I’d hope I’m comfortable with the basics, so went with the ‘Level 2 Eurorack expansion’ which is very comprehensive and appears to be regularly updated to keep it current. Chris Meyer who created and presents the course has a great knack of making complex concepts sound easy and I’m learning so much already. Here’s an excerpt from the course…
The only danger is that I’m now lusting after a Mordax Data module, having seen Chris demonstrate his one. I’m sure I can make it fit somewhere 🙂
The new rack is starting to take shape, but I have hit a bit of a snag! The case (made by Tip Top Audio) isn’t deep enough to house my Mark 1 Z3000 oscillator (also made by Tip Top Audio)!
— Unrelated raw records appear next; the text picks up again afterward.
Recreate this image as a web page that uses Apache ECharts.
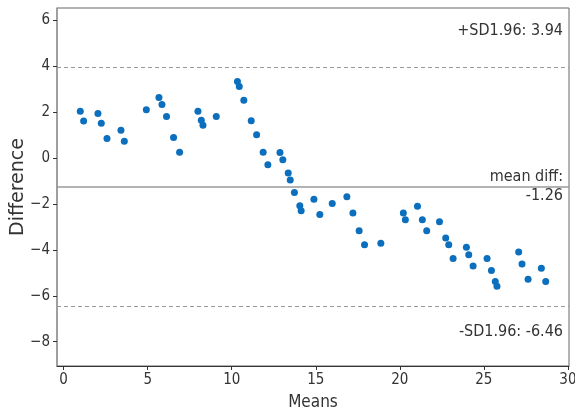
<!DOCTYPE html>
<html>
<head>
<meta charset="utf-8">
<script src="https://cdn.jsdelivr.net/npm/echarts@6/dist/echarts.min.js"></script>
<style>
  html, body { margin: 0; padding: 0; background: #fff; }
  #chart { width: 575px; height: 412px; }
</style>
</head>
<body>
<div id="chart"></div>
<script>
// Bland-Altman agreement plot: mean of two measurements vs. their difference
const means = [0.99, 1.19, 2.04, 2.24, 2.58, 3.41, 3.61, 4.92, 5.67, 5.85, 6.12, 6.54, 6.90, 7.99, 8.19, 8.29, 9.08,
  10.34, 10.45, 10.72, 11.16, 11.48, 11.87, 12.15, 12.87, 13.04, 13.36, 13.48,
  13.73, 14.05, 14.13, 14.89, 15.24, 15.98, 16.85, 17.21, 17.58, 17.90, 18.87, 20.21, 20.33, 21.05, 21.34, 21.60, 22.36,
  22.73, 22.91, 23.17, 23.96, 24.10, 24.36, 25.19, 25.45, 25.68, 25.78, 27.07, 27.27, 27.63, 28.42, 28.68];
const diffs = [2.04, 1.62, 1.94, 1.52, 0.85, 1.21, 0.73, 2.11, 2.64, 2.34, 1.81, 0.90, 0.25, 2.04, 1.65, 1.43, 1.81,
  3.34, 3.12, 2.52, 1.63, 1.02, 0.25, -0.29, 0.24, -0.07, -0.65, -0.96,
  -1.50, -2.08, -2.30, -1.79, -2.46, -1.98, -1.69, -2.39, -3.17, -3.78, -3.71, -2.39, -2.69, -2.10, -2.69, -3.17, -2.77,
  -3.48, -3.78, -4.38, -3.89, -4.21, -4.70, -4.38, -4.90, -5.38, -5.59, -4.09, -4.61, -5.28, -4.80, -5.38];

const meanDiff = -1.26;
const upperLimit = 3.94;   // mean + 1.96 SD
const lowerLimit = -6.46;  // mean - 1.96 SD

const xTicks = [0, 5, 10, 15, 20, 25, 30];
const yTicks = [-8, -6, -4, -2, 0, 2, 4, 6];

// y range: mean ± 1.5 × (1.96 SD); x range: data span plus 5% margins
const halfSpan = 1.5 * (upperLimit - meanDiff);
const yMin = meanDiff - halfSpan;
const yMax = meanDiff + halfSpan;
const xLo = Math.min(...means), xHi = Math.max(...means);
const xPad = 0.05 * (xHi - xLo);

const points = means.map((m, i) => [m, diffs[i]]);
const minus = v => String(v).replace('-', '\u2212');

const FONT = '"DejaVu Sans Condensed", "DejaVu Sans", sans-serif';
const TEXT = '#333';

const chart = echarts.init(document.getElementById('chart'), null, { renderer: 'canvas' });

chart.setOption({
  animation: false,
  backgroundColor: '#fff',
  grid: {
    left: 57, right: 6, top: 8, bottom: 46,
    outerBoundsMode: 'none', containLabel: false,
    show: true, borderColor: '#666', borderWidth: 1
  },
  xAxis: {
    type: 'value', min: xLo - xPad, max: xHi + xPad,
    name: 'Means', nameLocation: 'middle', nameGap: 28, nameMoveOverlap: false,
    nameTextStyle: { fontFamily: FONT, fontSize: 17, color: TEXT },
    axisLine: { show: true, onZero: false, lineStyle: { color: '#333', width: 1 } },
    axisTick: { show: true, inside: false, length: 4, customValues: xTicks, lineStyle: { color: '#333' } },
    axisLabel: { customValues: xTicks, margin: 7, fontFamily: FONT, fontSize: 15, color: TEXT, formatter: minus },
    splitLine: { show: false }
  },
  yAxis: {
    type: 'value', min: yMin, max: yMax,
    name: 'Difference', nameLocation: 'middle', nameGap: 29, nameMoveOverlap: false,
    nameTextStyle: { fontFamily: '"DejaVu Sans", sans-serif', fontSize: 19, color: TEXT },
    axisLine: { show: true, onZero: false, lineStyle: { color: '#999', width: 1.5 } },
    axisTick: { show: true, inside: false, length: 4, customValues: yTicks, lineStyle: { color: '#333' } },
    axisLabel: { customValues: yTicks, margin: 7, fontFamily: FONT, fontSize: 15, color: TEXT, formatter: minus },
    splitLine: { show: false }
  },
  series: [{
    type: 'scatter',
    data: points,
    symbolSize: 7,
    itemStyle: { color: '#0b6fbd', opacity: 1 },
    markLine: {
      silent: true,
      symbol: 'none',
      label: { show: false },
      data: [
        { yAxis: meanDiff, lineStyle: { color: '#9a9a9a', width: 1.6, type: 'solid' } },
        { yAxis: upperLimit, lineStyle: { color: '#999', width: 1, type: [4, 3] } },
        { yAxis: lowerLimit, lineStyle: { color: '#999', width: 1, type: [4, 3] } }
      ]
    }
  }]
});

// limit annotations, right-aligned inside the plot area
const annot = (text, y) => ({
  type: 'text', x: 563, y: y,
  style: { text: text, fontFamily: FONT, fontSize: 16, fill: TEXT, textAlign: 'right', textVerticalAlign: 'middle' }
});
chart.setOption({
  graphic: [
    annot('+SD1.96: ' + upperLimit.toFixed(2), 31),
    annot('mean diff:', 177),
    annot(meanDiff.toFixed(2), 195.5),
    annot('-SD1.96: ' + lowerLimit.toFixed(2), 332)
  ]
});
</script>
</body>
</html>
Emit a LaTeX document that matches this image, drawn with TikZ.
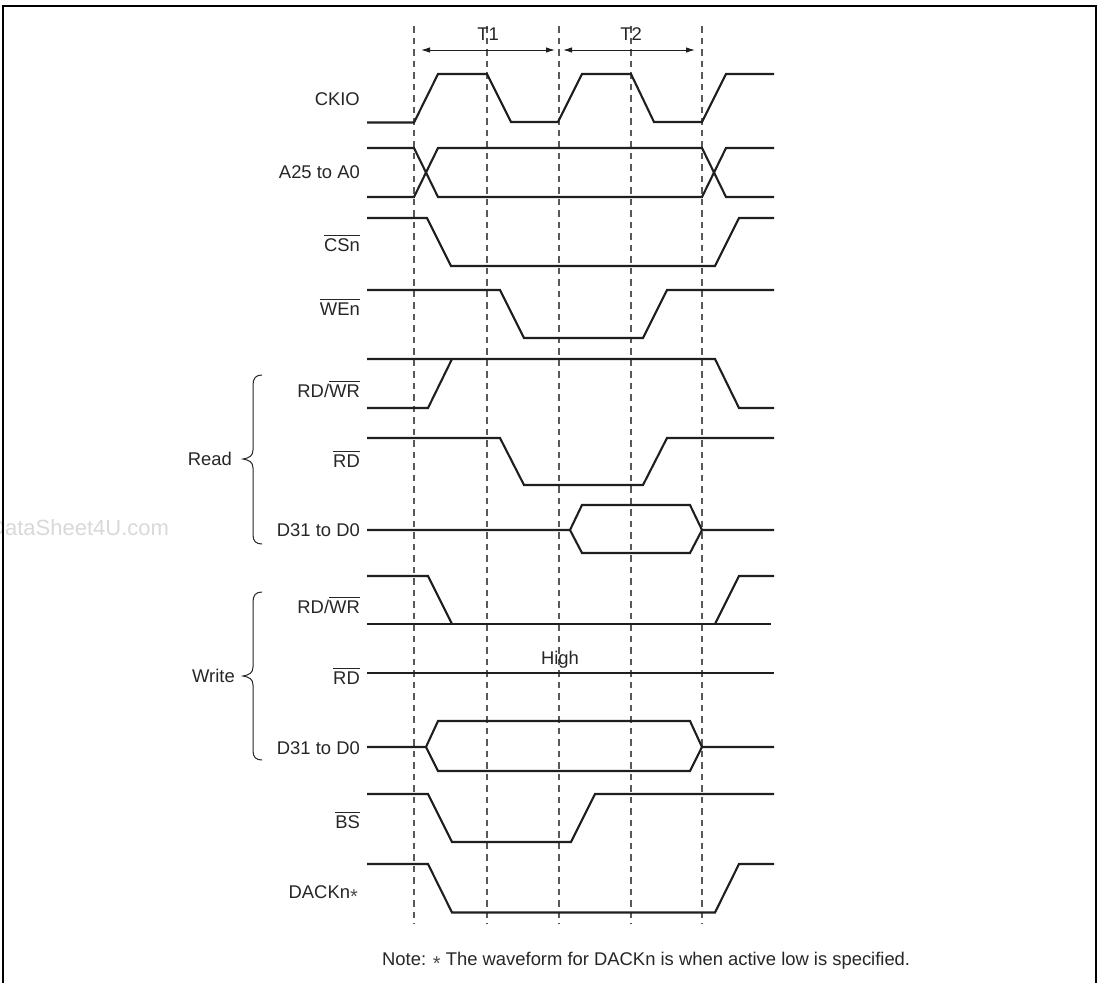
\documentclass[tikz,border=0pt]{standalone}
\usepackage{fontspec}
\setmainfont{Liberation Sans}
\usetikzlibrary{arrows.meta}
\newcommand{\ovl}[1]{\leavevmode\vbox{\hrule height 0.8pt\kern 2.5pt\hbox{#1}}}
\newcommand{\lowstar}{{\fontsize{20}{22}\selectfont\color{black!70}\raisebox{-5.5pt}{*}}}
\tikzset{
  wave/.style={draw=black!88,line width=2.1pt,line join=miter},
  guide/.style={draw=black!65,line width=1.1pt,dash pattern=on 6.5pt off 5pt},
  span/.style={draw=black!88,line width=1pt,{Latex[length=9pt,width=5.5pt]}-{Latex[length=9pt,width=5.5pt]}},
  curly/.style={draw=black!85,line width=1pt},
  sig/.style={anchor=base east,inner sep=0pt,font=\fontsize{18.4}{21}\selectfont,text=black!85},
  tag/.style={anchor=base,inner sep=0pt,font=\fontsize{18.4}{21}\selectfont,text=black!85},
  frameline/.style={draw=black,line width=2.4pt}
}
\begin{document}
\begin{tikzpicture}[x=1pt,y=-1pt]
\useasboundingbox (0,0) rectangle (1100,983);
\fill[white] (0,0) rectangle (1100,983);
% watermark
\node[anchor=base west,inner sep=0pt,font=\fontsize{22}{25}\selectfont,text=black!15] (wm) at (-11,535) {DataSheet4U.com};
% frame
\draw[frameline] (3,983) -- (3,6) -- (1096,6) -- (1096,983);
% guides
\foreach \n/\x in {a/414,b/487,c/559,d/631,e/702}{
  \coordinate (\n top) at (\x,26);
  \coordinate (\n bot) at (\x,924);
  \draw[guide] (\n top) -- (\n bot);
}
% spans
\coordinate (t1l) at (421,50); \coordinate (t1r) at (555,50);
\coordinate (t2l) at (563,50); \coordinate (t2r) at (695,50);
\draw[span] (t1l) -- (t1r);
\draw[span] (t2l) -- (t2r);
\node[tag] (T1) at (488,40.5) {T1};
\node[tag] (T2) at (631,40.5) {T2};
% CKIO
\draw[wave] (367,122.5) -- (414,122.5) -- (438,74) -- (487,74) -- (511,122) -- (558,122) -- (582,74) -- (631,74) -- (654,122) -- (702,122) -- (726,74) -- (774,74);
% A25
\draw[wave] (367,148) -- (414,148) -- (438,197) -- (702,197) -- (726,148) -- (774,148);
\draw[wave] (367,197) -- (414,197) -- (438,148) -- (702,148) -- (726,197) -- (774,197);
% CSn
\draw[wave] (367,218) -- (427,218) -- (451,266) -- (715,266) -- (739,218) -- (774,218);
% WEn
\draw[wave] (367,290) -- (500,290) -- (524,338) -- (643,338) -- (667,290) -- (774,290);
% RD/WR read
\draw[wave] (367,359) -- (715,359) -- (739,408) -- (774,408);
\draw[wave] (367,408) -- (428,408) -- (452,359);
% RD read
\draw[wave] (367,438) -- (500,438) -- (524,485) -- (643,485) -- (667,438) -- (774,438);
% D read
\draw[wave] (367,530) -- (570,530) -- (582,505) -- (690,505) -- (702,530) -- (774,530);
\draw[wave] (570,530) -- (582,553) -- (690,553) -- (702,530);
% RD/WR write
\draw[wave] (367,576) -- (428,576) -- (452,624);
\draw[wave] (367,624) -- (771,624);
\draw[wave] (715,624) -- (739,576) -- (774,576);
% RD write
\draw[wave] (367,673) -- (774,673);
% D write
\draw[wave] (367,747) -- (426,747) -- (438,721) -- (690,721) -- (702,747) -- (774,747);
\draw[wave] (426,747) -- (438,771) -- (690,771) -- (702,747);
% BS
\draw[wave] (367,794) -- (428,794) -- (452,842) -- (571,842) -- (595,794) -- (774,794);
% DACK
\draw[wave] (367,864) -- (428,864) -- (452,912.5) -- (715,912.5) -- (739,864) -- (774,864);
% braces
\draw[curly] (262,375) .. controls (256,375) and (253,378) .. (253,385) -- (253,450) .. controls (253,456) and (249,458) .. (243,459) .. controls (249,460) and (253,462) .. (253,468) -- (253,535) .. controls (253,541) and (256,544) .. (262,544);
\draw[curly] (262,592) .. controls (256,592) and (253,595) .. (253,602) -- (253,667) .. controls (253,673) and (249,675) .. (243,676) .. controls (249,677) and (253,679) .. (253,685) -- (253,751) .. controls (253,757) and (256,760) .. (262,760);
% labels
\node[sig] (ckio) at (360,105.5) {CKIO};
\node[sig] (addr) at (360,178) {A25 to A0};
\node[sig] (cs) at (360,251) {\ovl{CSn}};
\node[sig] (we) at (360,315) {\ovl{WEn}};
\node[sig] (rw1) at (360,397) {RD/\ovl{WR}};
\node[sig] (rd1) at (360,467) {\ovl{RD}};
\node[sig] (d1) at (360,536) {D31 to D0};
\node[sig] (rw2) at (360,613) {RD/\ovl{WR}};
\node[sig] (rd2) at (360,684) {\ovl{RD}};
\node[sig] (d2) at (360,754) {D31 to D0};
\node[sig] (bs) at (360,828) {\ovl{BS}};
\node[sig] (dack) at (358,898) {DACKn\lowstar};
\node[sig] (read) at (232,465) {Read};
\node[sig] (write) at (235,682) {Write};
\node[tag] (high) at (560,664) {High};
\node[anchor=base west,inner sep=0pt,font=\fontsize{18.4}{21}\selectfont,text=black!85] (note) at (382,965) {Note: \lowstar\ The waveform for DACKn is when active low is specified.};
\end{tikzpicture}
\end{document}
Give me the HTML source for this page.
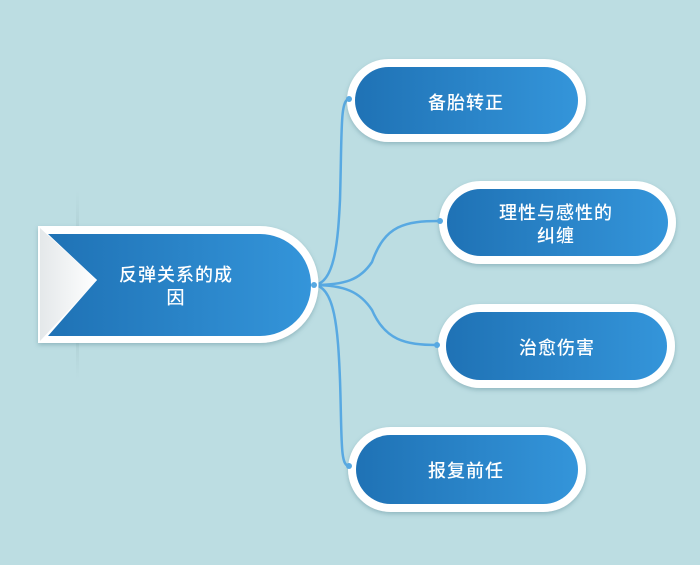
<!DOCTYPE html>
<html><head><meta charset="utf-8"><style>
html,body{margin:0;padding:0;background:#bcdde2;}
svg{display:block}
text{font-family:"Liberation Sans","Noto Sans CJK SC",sans-serif;fill:#fff;font-size:18px;font-weight:500;text-anchor:middle;letter-spacing:1px}
</style></head><body>
<svg width="700" height="565" viewBox="0 0 700 565" xmlns="http://www.w3.org/2000/svg">
<defs>
<linearGradient id="g" x1="0" x2="1" y1="0" y2="0">
<stop offset="0" stop-color="#1f72b5"/><stop offset="1" stop-color="#3495da"/>
</linearGradient>
<linearGradient id="w" x1="0" x2="1"><stop offset="0" stop-color="#e4e8ea"/><stop offset="1" stop-color="#fff"/></linearGradient>
<filter id="s" x="-10%" y="-20%" width="120%" height="150%"><feDropShadow dx="0" dy="2" stdDeviation="2.5" flood-color="#5a8a95" flood-opacity="0.45"/></filter>
<linearGradient id="vl" x1="0" x2="0" y1="0" y2="1"><stop offset="0" stop-color="#a9c9ce" stop-opacity="0"/><stop offset="0.5" stop-color="#98b8bd"/><stop offset="1" stop-color="#a9c9ce" stop-opacity="0"/></linearGradient>
</defs>
<rect width="700" height="565" fill="#bcdde2"/>
<rect x="76" y="190" width="3" height="190" fill="url(#vl)"/>
<g fill="none" stroke="#58a9e2" stroke-width="2.5">
<path d="M313 285 C335 285 338 240 340 200 C342 130 340 100 349 99"/>
<path d="M313 285 C345 285 360 280 372 262 C385 225 405 221 440 221"/>
<path d="M313 285 C345 285 360 292 372 310 C385 340 405 345 437 345"/>
<path d="M313 285 C335 285 338 330 340 380 C342 440 340 466 349 466"/>
</g>
<g filter="url(#s)">
<path d="M38 226 H260 A58.5 58.5 0 0 1 260 343 H38 Z" fill="#fff"/>
</g>
<path d="M48 234 H260 A51 51 0 0 1 260 336 H48 L97 280 Z" fill="url(#g)"/>
<path d="M40 228 L97 280 L40 341 Z" fill="url(#w)"/>
<text x="176" y="281">反弹关系的成</text>
<text x="176" y="304">因</text>
<g filter="url(#s)" fill="#fff">
<rect x="347" y="59" width="239" height="83" rx="41.5"/>
<rect x="439" y="181" width="237" height="83" rx="41.5"/>
<rect x="438" y="304" width="237" height="84" rx="42"/>
<rect x="348" y="427" width="238" height="85" rx="42.5"/>
</g>
<g fill="url(#g)">
<rect x="355" y="67" width="223" height="67" rx="33.5"/>
<rect x="447" y="189" width="221" height="67" rx="33.5"/>
<rect x="446" y="312" width="221" height="68" rx="34"/>
<rect x="356" y="435" width="222" height="69" rx="34.5"/>
</g>
<g fill="#58a9e2"><circle cx="349" cy="99" r="3"/><circle cx="440" cy="221" r="3"/><circle cx="437" cy="345" r="3"/><circle cx="349" cy="466" r="3"/><circle cx="314" cy="285" r="3"/></g>
<text x="466" y="109">备胎转正</text>
<text x="556" y="219">理性与感性的</text>
<text x="556" y="242">纠缠</text>
<text x="557" y="354">治愈伤害</text>
<text x="466" y="477">报复前任</text>
</svg>
</body></html>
So it’s a good job I bought the Mark 2 version.
More selling on ebay methinks!
Also looking to get a Mutable Instruments Ears module soon to trigger my Rings module, as ably demonstrated in this video…
Decided to have a major upgrade of my studio and also try and fully integrate the modular with my laptop setup.
First purchase was the Maschine Jam which has really renewed my love for Maschine and should elevate it beyond the role of ‘just’ a drum machine.
I then ordered some Expert Sleepers ES-40, ES-8CV and ES-8GT modules to let me trigger the modular from within Ableton, Maschine and Reaktor – only really scratched the surface but it looks to be a really flexible solution, and the integration with Reaktor is mind blowing.
Room to grow
Today, I took delivery of a new modular case, a Tiptop Audio Mantis, and it’s a beautiful piece of engineering for a brilliant price (at least, relative to other Eurorack cases).
Here’s the empty case which I’ll be filling up this evening as I transfer my modules across.
Tiptop Audio Mantis case
Also replaced my beloved Nord Drum with a Dinky’s Taiko drum synthesizer module too which I’ll be trying out later this evening. (I’ve multi-sampled the Nord into 20 or so Maschine kits, so still have access to its electro sounds – might even put those kits up for sale at some point).
Final piece I’ve ordered is a second Tiptop Audio Z3000 oscillator to compliment my old Mk1 module, which is waiting for me at the local post office.
Have been spending the last couple of evenings having a play with various new layouts for my modular synthesizer, so that I can incorporate some drum modules and sequencing. Will mean adding an extra row to the rack (time for my woodworking skills) but should be great once it’s all finished and will give me a really flexible sound making machine at the end of it.
I’m also looking to add a few sound shaping modules too for good measure including a ring modulator, spring reverb and wave shaper.
You can see which modules I’m looking to buy on the above chart. ‘White’ are modules I already have, ‘Blue’ are modules I bought this evening and ‘Yellow’ are the modules I intend to buy over the coming months. ‘Green’ is a little DIY action in the shape of a switched multiple I’m building to compliment the Decade Counter.
To pay for all this, I am going to have to sell some of my unused studio equipment which will be going up on ebay soon. (Will post once it’s up!)
Just taking my first steps into the world of modular synthesis as an early present to myself for my up and coming 40th birthday (yes, I really am that old!)
Have started small with some basic doepfer modules including their Noise generator and Sample and Hold modules which are great for random filtered madness, and augmented them with a lovely TipTop Audio Z3000 oscillator which sounds lush! I also got a V’amp VCA from Post Modular which is pretty special and doubles as a ring modulator.
To follow is a Future Sound Systems Decade Counter, which seems strangely appropriate considering my advancing years!
The Novation Launchpad is used as a step sequencer for the modular synth, running a Max for Live patch. The Dark Energy acts as a MIDI to CV convertor as well as providing LFO’s and envelope duties until I buy dedicated modules for these.
Can see how this can get addictive (not to mention expensive!)